Okay, let’s unpack that. The Cerros del Rio Formation erupted around 3 million years ago, and makes up both the basalt plateau southeast of the Rio Grande, across from White Rock, and the basalt under much of White Rock itself. My house is built on Cerros del Rio basalt (“the wise man built his house upon the rock…”).

About 1.62 million years ago, the Toledo event blanketed this area, first with air-fall beds of the Guaje Pumice, then with pyroclastic flows of the Otowi Member of the Bandelier Tuff. The Valles event 1.25 million years ago put down a second blanket of air-fall pumice (Tsankawi Pumice) followed by pyroclastic flows (Tsherige Member, Bandelier Tuff). The pink mesas around White Rock are mostly Tsherige Member; the Tsankawi Member is very thin here.

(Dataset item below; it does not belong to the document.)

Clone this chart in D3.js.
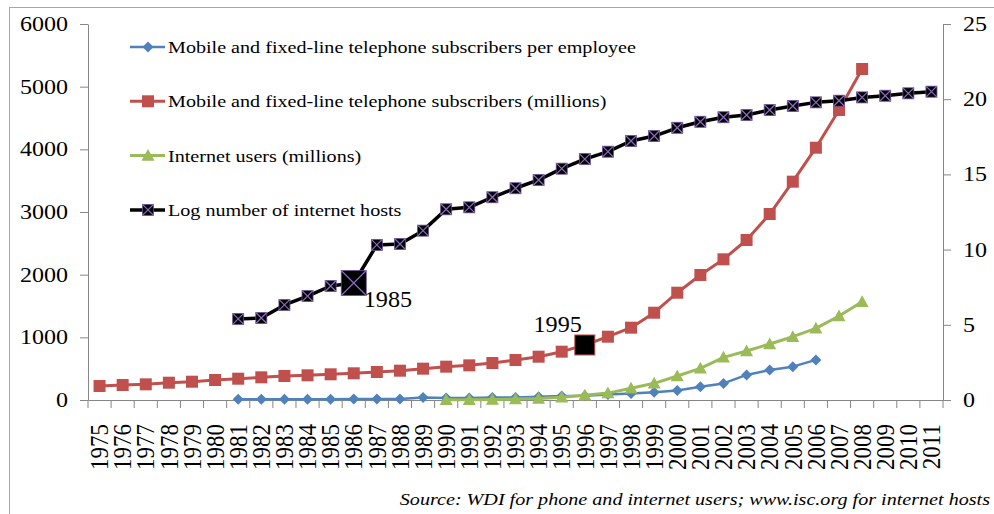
<!DOCTYPE html>
<html>
<head>
<meta charset="utf-8">
<script src="https://cdn.jsdelivr.net/npm/d3@7"></script>
<style>
  body { margin: 0; background: #fff; }
  text { font-family: "Liberation Serif", "Times New Roman", serif; fill: #000; }
</style>
</head>
<body>
<script>
// categories (x axis)
var years = ["1975","1976","1977","1978","1979","1980","1981","1982","1983","1984",
             "1985","1986","1987","1988","1989","1990","1991","1992","1993","1994",
             "1995","1996","1997","1998","1999","2000","2001","2002","2003","2004",
             "2005","2006","2007","2008","2009","2010","2011"];

// subscribers per employee, 1981-2006 (left axis)
var employeeStart = 1981;
var employeeVals = [12,12,12,13,13,14,15,16,40,30,32,40,38,52,62,68,88,105,122,150,212,265,400,478,532,640];

// subscribers (millions), 1975-2008 (left axis)
var phoneStart = 1975;
var phoneVals = [223,239,250,276,292,319,340,362,383,394,410,426,447,468,500,532,553,590,638,691,
                 771,878,1010,1154,1393,1712,1995,2245,2553,2968,3484,4026,4628,5282];

// internet users (millions), 1990-2008 (left axis)
var netStart = 1990;
var netVals = [3,4,7,14,25,45,75,110,186,266,383,505,681,782,894,1010,1144,1340,1569];

// log number of internet hosts, 1981-2011 (right axis)
var hostStart = 1981;
var hostVals = [5.39,5.45,6.32,6.91,7.58,7.78,10.31,10.37,11.26,12.68,12.81,13.48,14.08,14.63,15.38,16.02,
                16.51,17.22,17.55,18.10,18.50,18.80,18.95,19.28,19.55,19.79,19.90,20.12,20.23,20.39,20.50];

var leftTicks = [0,1000,2000,3000,4000,5000,6000];
var rightTicks = [0,5,10,15,20,25];

var legendNames = [
  "Mobile and fixed-line telephone subscribers per employee",
  "Mobile and fixed-line telephone subscribers (millions)",
  "Internet users (millions)",
  "Log number of internet hosts"
];

var width = 994, height = 514;

var svg = d3.select("body").append("svg")
  .attr("width", width)
  .attr("height", height);

// outer chart border
svg.append("rect")
  .attr("x", 9.5).attr("y", 7.5)
  .attr("width", 1000).attr("height", 520)
  .attr("fill", "none")
  .attr("stroke", "#a6a6a6");

var x = d3.scaleBand().domain(years).range([88, 943]);
var yL = d3.scaleLinear().domain([0, 6000]).range([400, 24]);
var yR = d3.scaleLinear().domain([0, 25]).range([400, 24]);

function cx(yr) { return x(String(yr)) + x.bandwidth() / 2; }

var axisColor = "#868686";

// left axis
var gl = svg.append("g").attr("transform", "translate(88,0)")
  .call(d3.axisLeft(yL).tickValues(leftTicks).tickFormat(d3.format("d"))
    .tickSize(8).tickSizeOuter(0).tickPadding(12));
gl.selectAll("text")
  .style("font-size", "20px")
  .attr("transform", function() { return "translate(" + this.getAttribute("x") + ",0) scale(1.2,1)"; })
  .attr("x", 0);

// right axis
var gr = svg.append("g").attr("transform", "translate(943,0)")
  .call(d3.axisRight(yR).tickValues(rightTicks).tickFormat(d3.format("d"))
    .tickSize(8).tickSizeOuter(0).tickPadding(12));
gr.selectAll("text")
  .style("font-size", "20px")
  .attr("transform", function() { return "translate(" + this.getAttribute("x") + ",0) scale(1.2,1)"; })
  .attr("x", 0);

// bottom axis line + boundary ticks
var gb = svg.append("g").attr("transform", "translate(0,400)")
  .call(d3.axisBottom(x).tickSize(0).tickFormat(""));
var bounds = years.map(function(d) { return x(d); }).concat([x.range()[1]]);
gb.selectAll("line.bt").data(bounds).enter().append("line")
  .attr("class", "bt")
  .attr("x1", function(d) { return d; }).attr("x2", function(d) { return d; })
  .attr("y1", 0).attr("y2", 8)
  .attr("stroke", axisColor);

// year labels
svg.append("g").selectAll("text").data(years).enter().append("text")
  .attr("transform", function(d) { return "translate(" + cx(d) + ",424) scale(1.08,1) rotate(-90)"; })
  .attr("text-anchor", "end")
  .attr("dy", "0.35em")
  .style("font-size", "23px")
  .text(function(d) { return d; });

svg.selectAll(".domain, .tick line").attr("stroke", axisColor);

// marker drawing
function marker(g, type, px, py, size, color) {
  var s = size / 2;
  if (type === "diamond") {
    g.append("path")
      .attr("d", "M" + px + "," + (py - s) + "L" + (px + s) + "," + py + "L" + px + "," + (py + s) + "L" + (px - s) + "," + py + "Z")
      .attr("fill", color);
  } else if (type === "square") {
    g.append("rect").attr("x", px - s).attr("y", py - s).attr("width", size).attr("height", size)
      .attr("fill", color);
  } else if (type === "triangle") {
    g.append("path")
      .attr("d", "M" + px + "," + (py - s) + "L" + (px + s) + "," + (py + s * 0.8) + "L" + (px - s) + "," + (py + s * 0.8) + "Z")
      .attr("fill", color);
  } else if (type === "xsquare") {
    g.append("rect").attr("x", px - s).attr("y", py - s).attr("width", size).attr("height", size)
      .attr("fill", "#000").attr("stroke", "#6a4c93").attr("stroke-width", 0.8);
    g.append("path")
      .attr("d", "M" + (px - s) + "," + (py - s) + "L" + (px + s) + "," + (py + s) + "M" + (px + s) + "," + (py - s) + "L" + (px - s) + "," + (py + s))
      .attr("stroke", "#8a6cc0").attr("stroke-width", 1.2);
  }
}

var series = [
  { name: legendNames[0], start: employeeStart, vals: employeeVals, y: yL, color: "#4f81bd", width: 2.5, type: "diamond", size: 11 },
  { name: legendNames[1], start: phoneStart, vals: phoneVals, y: yL, color: "#c0504d", width: 3, type: "square", size: 12 },
  { name: legendNames[2], start: netStart, vals: netVals, y: yL, color: "#9bbb59", width: 3, type: "triangle", size: 13 },
  { name: legendNames[3], start: hostStart, vals: hostVals, y: yR, color: "#000000", width: 3.5, type: "xsquare", size: 11 }
];

// highlighted points
var highlights = [
  { series: 3, year: 1986, size: 25, label: "1985", dx: 10, dy: 24, anchor: "start" },
  { series: 1, year: 1996, size: 20, label: "1995", dx: -3, dy: -13, anchor: "end" }
];

var line = d3.line();

series.forEach(function(s, si) {
  var pts = s.vals.map(function(v, i) { return [cx(s.start + i), s.y(v)]; });
  var g = svg.append("g");
  g.append("path")
    .attr("d", line(pts))
    .attr("fill", "none")
    .attr("stroke", s.color)
    .attr("stroke-width", s.width)
    .attr("stroke-linejoin", "round");
  pts.forEach(function(p, i) {
    var h = highlights.filter(function(d) { return d.series === si && d.year === s.start + i; })[0];
    if (h) {
      if (s.type === "xsquare") {
        marker(g, "xsquare", p[0], p[1], h.size, s.color);
      } else {
        g.append("rect").attr("x", p[0] - h.size / 2).attr("y", p[1] - h.size / 2)
          .attr("width", h.size).attr("height", h.size)
          .attr("fill", "#000").attr("stroke", s.color).attr("stroke-width", 1);
      }
      g.append("text")
        .attr("transform", "translate(" + (p[0] + h.dx) + "," + (p[1] + h.dy) + ") scale(1.05,1)")
        .attr("text-anchor", h.anchor)
        .style("font-size", "23px")
        .text(h.label);
    } else {
      marker(g, s.type, p[0], p[1], s.size, s.color);
    }
  });
});

// legend
var legend = svg.append("g");
series.forEach(function(s, i) {
  var ly = 47 + i * 54.3;
  legend.append("line")
    .attr("x1", 130).attr("x2", 165).attr("y1", ly).attr("y2", ly)
    .attr("stroke", s.color).attr("stroke-width", s.width);
  marker(legend, s.type, 148, ly, s.size, s.color);
  legend.append("text")
    .attr("transform", "translate(168," + ly + ") scale(1.15,1)")
    .attr("dy", "0.35em")
    .style("font-size", "17.5px")
    .text(s.name);
});

// source note
svg.append("text")
  .attr("transform", "translate(990,505) scale(1.15,1)")
  .attr("text-anchor", "end")
  .style("font-size", "17.5px")
  .style("font-style", "italic")
  .text("Source: WDI for phone and internet users; www.isc.org for internet hosts");
</script>
</body>
</html>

Otowi Member pyroclastic flows did not reach the White Rock area, because this was an area of high ground at the time. However, some Guaje Pumice might have reached the area, since it was air fall not constrained by topography, and if so, it would be found at the base of the pink mesas just above the black basalt.

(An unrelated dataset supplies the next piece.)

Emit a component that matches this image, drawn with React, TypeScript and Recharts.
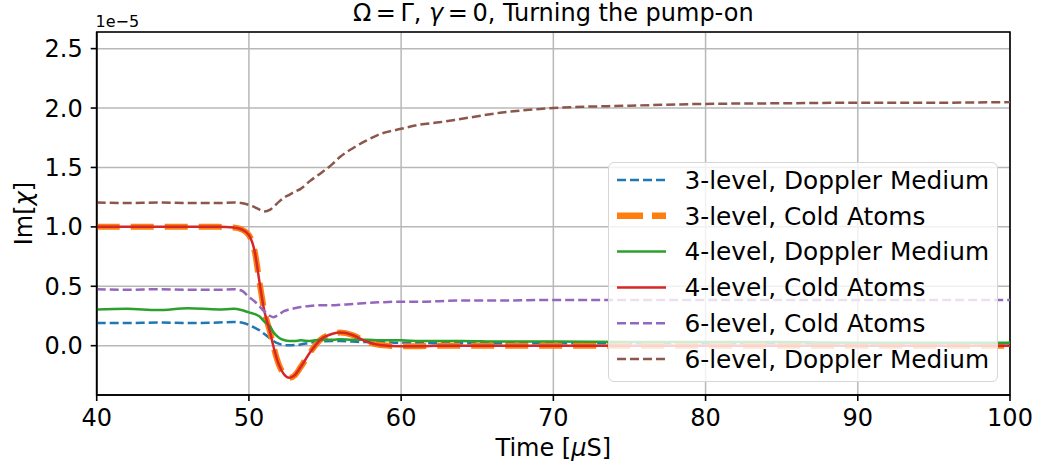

El Cajete Pumice is geologically very young, emitted by a vent south of Redondo Peak just 55,000 years ago or so. It blanketed much of the southern Jemez and across the Bandelier area clear to the Cerros del Rio, but not much is thought to have reached as far north as White Rock.

So maybe this isn’t one for the book until I can identify which pumice this was: Guaje Pumice or El Cajete. The distinction is that Guaje Pumice is pure white with some grains of quartz and feldspar in it, while El Cajete is distinctly off-white and has visible grains of biotite (black mica) in it. I didn’t look at any of this pumice closely enough to tell. Well, the trail is very close to my home; I’ll likely have another chance.

Elk.

The elk like to move down to our area in winter. Not many years ago, I was out walking Laci (the Wonder Dachshund) and discovered there was a large herd just across State Road 4 from my house. The bulls were standing guard around the rest of the herd, with only a flimsy barbed wire fence between me and them. Fortunately Laci did not notice them; like most dachshunds, she is utterly unaware of her own smallness, and if she had started barking at them and spooked the bulls, it might have gotten unpleasant.

Laci is not doing well. She’s 13 now, an old doggie, and her eyes are in awful shape. The right eye was clouded up completely, which I attributed to cataracts, but now is sinister bloodshot red. She seems to see a little out of the other eye, still, but a few days back she was awfully confused. Seems a lot more like her old self now. But I fear the dread day is fast approaching when I will be taking her to the vet for a trip she won’t return from.

I don’t want to close on that unhappy note. So here’s a finally cheery panorama of the confluence of Potrillo Canyon and Water Canyon.

I am planning the 27th Annual Kent is No Longer 29 hike on the last Friday of March. As usual, I’ll put out an invitation to any family or friend interested in joining me. I’ve not settled on a final venue yet, but am leaning either towards taking the Ancho Springs Trail into White Rock Canyon or the Sagebrush Flats Trail to the northern Cerros del Rio. Neither is really suitable for solo hiking so it’d be nice to have a couple of hiking partners.

And the book is coming along nicely; in fact, I’d say I’m at the polishing stage. (Though it still needs lots of polishing). I’m ready to get some serious reviews of the thing, and I’m having to start seriously thinking about what I’d like to do with it. With all the graphics, I’m doubtful it’s a serious candidate for paper-and-ink publication, but I know next to nothing about electronic publication. (I don’t even own a Kindle; I like the smell of fresh printer’s int too much …)

I might take a serious hike in two weeks, but likely the next big wanderlust will be the birthday one.